“Ending insecurity requires commitment and sincerity on the part of the government.”
The national president of the Academic Staff Union of Universities (ASUU), Biodun Ogunyemi, has said the security challenges faced by universities and the society at large could only be surmounted when injustice and mass poverty are speedily tacked by the government.
Mr Ogunyemi told the News Agency of Nigeria (NAN) on Sunday that it was necessary to bring violent crimes to an end in the country.
Ending insecurity, he said, required commitment and sincerity on the part of the government.
“It is the duty of the government to secure the life and property of the citizenry; the government has to do this with commitment.

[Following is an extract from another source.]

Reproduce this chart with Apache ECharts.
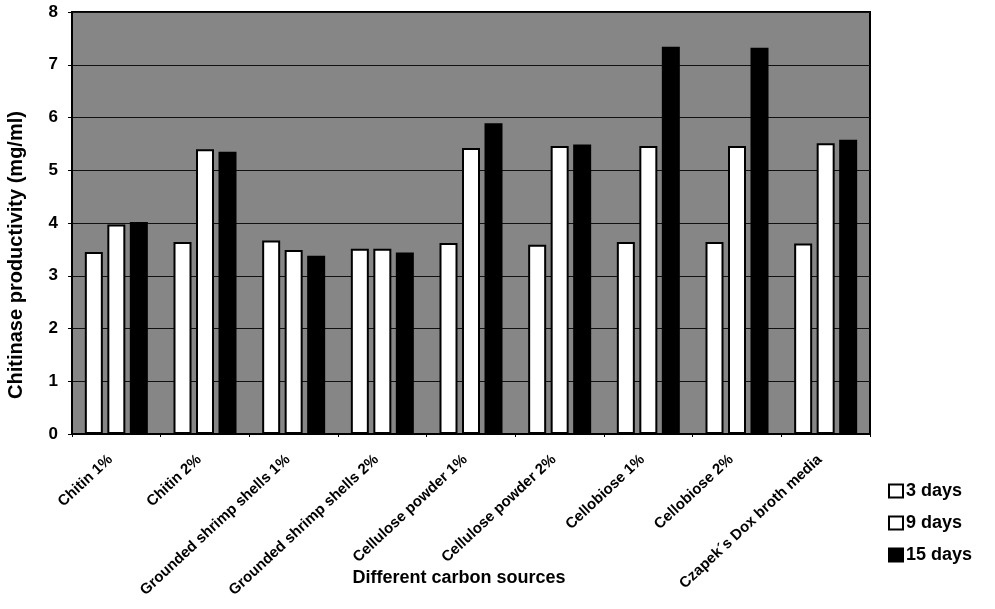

“It is difficult to wipe out the traces of criminality in a society that is plagued by feelings of injustice, mass poverty and unemployment,” he said.
A number of higher institutions particularly in the North has suffered mass abductions from bandits in the past few weeks.
In Kaduna, scores of students have been kidnapped for ransom at Greenfield University and College of Farm Mechanisation.
A students of the Plateau State University was also abducted and later released in May.Students of Federal University of Agriculture, Makurdi, Benue State were also reportedly abducted.
The ASUU president said that it was wrong to give money to criminals for whatever reason, as “ it is a kind of encouragement to indulge in crime.”
He commended moves by the Senate to enact a law banning the payment and receiving of ransom.
“This is a step in the right direction,” Mr Ogunyemi said.